▼▼▼

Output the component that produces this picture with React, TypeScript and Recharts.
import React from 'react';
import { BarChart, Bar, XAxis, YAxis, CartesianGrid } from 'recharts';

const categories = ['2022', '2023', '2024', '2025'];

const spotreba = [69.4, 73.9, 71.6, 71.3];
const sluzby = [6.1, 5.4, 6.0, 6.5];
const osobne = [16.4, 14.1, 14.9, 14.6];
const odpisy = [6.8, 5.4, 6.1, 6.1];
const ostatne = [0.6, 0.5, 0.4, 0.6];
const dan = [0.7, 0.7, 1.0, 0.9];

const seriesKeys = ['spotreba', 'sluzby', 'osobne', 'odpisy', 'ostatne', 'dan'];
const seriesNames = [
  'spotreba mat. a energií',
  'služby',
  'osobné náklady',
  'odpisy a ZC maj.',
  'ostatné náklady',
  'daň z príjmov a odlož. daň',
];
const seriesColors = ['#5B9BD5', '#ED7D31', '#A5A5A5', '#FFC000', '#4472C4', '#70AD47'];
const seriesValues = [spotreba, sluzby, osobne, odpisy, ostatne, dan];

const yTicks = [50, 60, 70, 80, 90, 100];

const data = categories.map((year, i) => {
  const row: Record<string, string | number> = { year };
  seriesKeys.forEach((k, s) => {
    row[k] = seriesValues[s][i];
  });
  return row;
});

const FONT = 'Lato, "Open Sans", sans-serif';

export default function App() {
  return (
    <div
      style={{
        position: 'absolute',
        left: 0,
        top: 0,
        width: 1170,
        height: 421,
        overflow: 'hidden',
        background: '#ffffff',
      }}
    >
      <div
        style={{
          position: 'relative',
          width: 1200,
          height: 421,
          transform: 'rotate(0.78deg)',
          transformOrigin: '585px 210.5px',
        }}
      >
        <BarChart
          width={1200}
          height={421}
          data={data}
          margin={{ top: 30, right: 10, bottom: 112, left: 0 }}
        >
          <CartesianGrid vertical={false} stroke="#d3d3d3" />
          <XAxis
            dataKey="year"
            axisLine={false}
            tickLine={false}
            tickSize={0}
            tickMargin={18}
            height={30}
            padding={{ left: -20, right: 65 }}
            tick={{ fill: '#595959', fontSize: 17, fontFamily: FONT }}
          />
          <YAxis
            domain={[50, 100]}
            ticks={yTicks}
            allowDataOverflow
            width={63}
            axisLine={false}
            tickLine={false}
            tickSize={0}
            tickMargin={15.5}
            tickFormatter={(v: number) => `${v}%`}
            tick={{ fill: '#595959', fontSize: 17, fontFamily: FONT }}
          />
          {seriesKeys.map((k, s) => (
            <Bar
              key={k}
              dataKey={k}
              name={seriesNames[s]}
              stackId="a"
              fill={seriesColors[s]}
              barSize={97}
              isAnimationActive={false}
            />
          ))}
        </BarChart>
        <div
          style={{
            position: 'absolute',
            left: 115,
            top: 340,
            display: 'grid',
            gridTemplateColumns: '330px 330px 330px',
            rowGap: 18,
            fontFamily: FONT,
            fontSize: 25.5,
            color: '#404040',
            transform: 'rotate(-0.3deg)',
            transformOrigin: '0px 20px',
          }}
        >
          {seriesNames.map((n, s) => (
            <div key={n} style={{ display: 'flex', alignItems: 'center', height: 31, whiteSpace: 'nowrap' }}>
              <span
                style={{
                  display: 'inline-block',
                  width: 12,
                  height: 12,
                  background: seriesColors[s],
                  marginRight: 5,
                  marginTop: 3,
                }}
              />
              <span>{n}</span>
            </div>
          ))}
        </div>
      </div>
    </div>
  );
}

▲▲▲

Give again, word for word, the lines of the listing, starting at its first line and ending with the line containing "const dan = [0.7, 0.7, 1.0, 0.9];".

Output:
Output the component that produces this picture with React, TypeScript and Recharts.
import React from 'react';
import { BarChart, Bar, XAxis, YAxis, CartesianGrid } from 'recharts';

const categories = ['2022', '2023', '2024', '2025'];

const spotreba = [69.4, 73.9, 71.6, 71.3];
const sluzby = [6.1, 5.4, 6.0, 6.5];
const osobne = [16.4, 14.1, 14.9, 14.6];
const odpisy = [6.8, 5.4, 6.1, 6.1];
const ostatne = [0.6, 0.5, 0.4, 0.6];
const dan = [0.7, 0.7, 1.0, 0.9];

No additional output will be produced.